Victor’s parents were Sephardic Jews who had left Italy with their son for New York in 1939, but the young man returned after the war because he missed his home country. The two married in 1955, despite differences in religion and his parents’ disapproval. Her tenacity led her to try her hand at cooking when the couple moved to Queens. As a traditional husband, Victor expected Marcella to cook for him while he worked, even though she had never so much as boiled an egg beforehand. Eventually, feeling isolated as a non-English speaker and a housewife, she would take trips to Manhattan to find quality ingredients, summoning up memories of meals and referencing an old cookbook in order to make grand midday repasts in the traditional Italian manner.

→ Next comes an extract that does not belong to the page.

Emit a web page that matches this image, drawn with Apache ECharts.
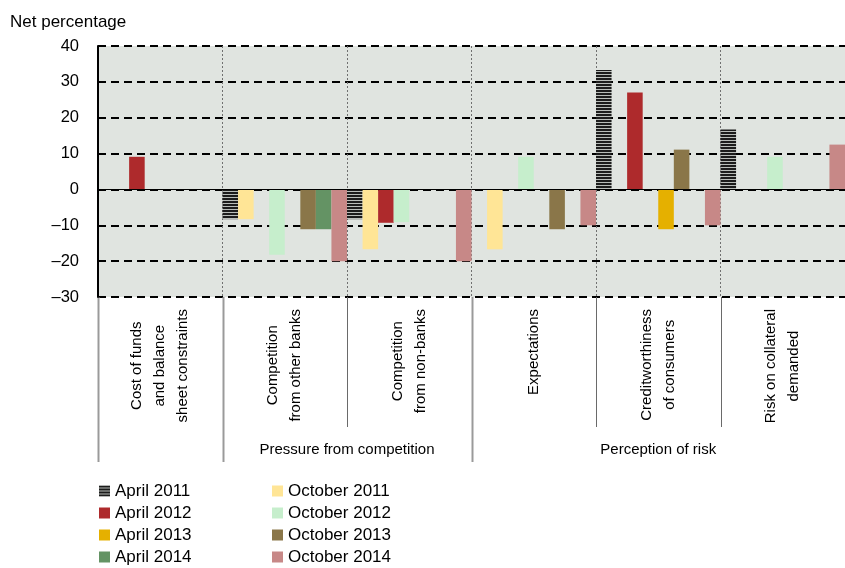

With her English a bit better by 1969, Marcella started teaching Italian cooking in the family’s new apartment on 76th Street in Manhattan (Giuliano had been born in 1958). The success of these classes and her ability to “synthesize a subject,” as her husband describes it, created the ideal circumstances to produce a cookbook, with Marcella writing recipes in Italian and Victor, who was a Harvard-educated marketer and copywriter, translating, elaborating, and editing.
Several talking heads mention the elegant nature of the writing in “The Classic Italian Cook Book” — Aristotle is quoted as are other cultural figures — and attribute this to Victor. Regardless of who made it “literary,” the reviews were glowing and eventually, after they switched publishers and the book was reissued, it became a success and more followed.
From the footage of Marcella on morning television shows from the ’80s, when she looked like a typical Italian nonna, one concludes that she was fun but forthright, wry though tough, and unpretentious yet serious about food. One can believe it when several commentators point out how she never measured when she cooked — or tasted, for that matter — relying on smell and what one perceives was her innate judgment and sense of proportion. This proportional perception is reflected not only in her recipes, as in her simple tomato sauce recipe that calls for the immersed half-onion to be removed at the end, but also in how she considered that balsamic vinegar, which she helped popularize, was being used too excessively in American cooking.
Acclaimed documentarian Peter Miller (“Frank Lloyd Wright,” “Sacco and Vanzetti”) mixes home movie footage, video clips, archival photos, voiceover narration based on Marcella’s memoir, and more to create a rich biographical stew. His inclusion of savory asides, such as a snapshot of a bean grower in California or his short excursion to an Italian restaurant in Bhutan, confirms Marcella’s immense influence, not to mention how the culinary delights of Italy are some of the greatest in the world.
This distinction, though, was always tempered by Marcella when she encouraged home cooks to keep it simple. I did just that when I made her famous Chicken with Two Lemons dish later that evening after watching the film. Both my eyes and my belly ended up satisfied that day.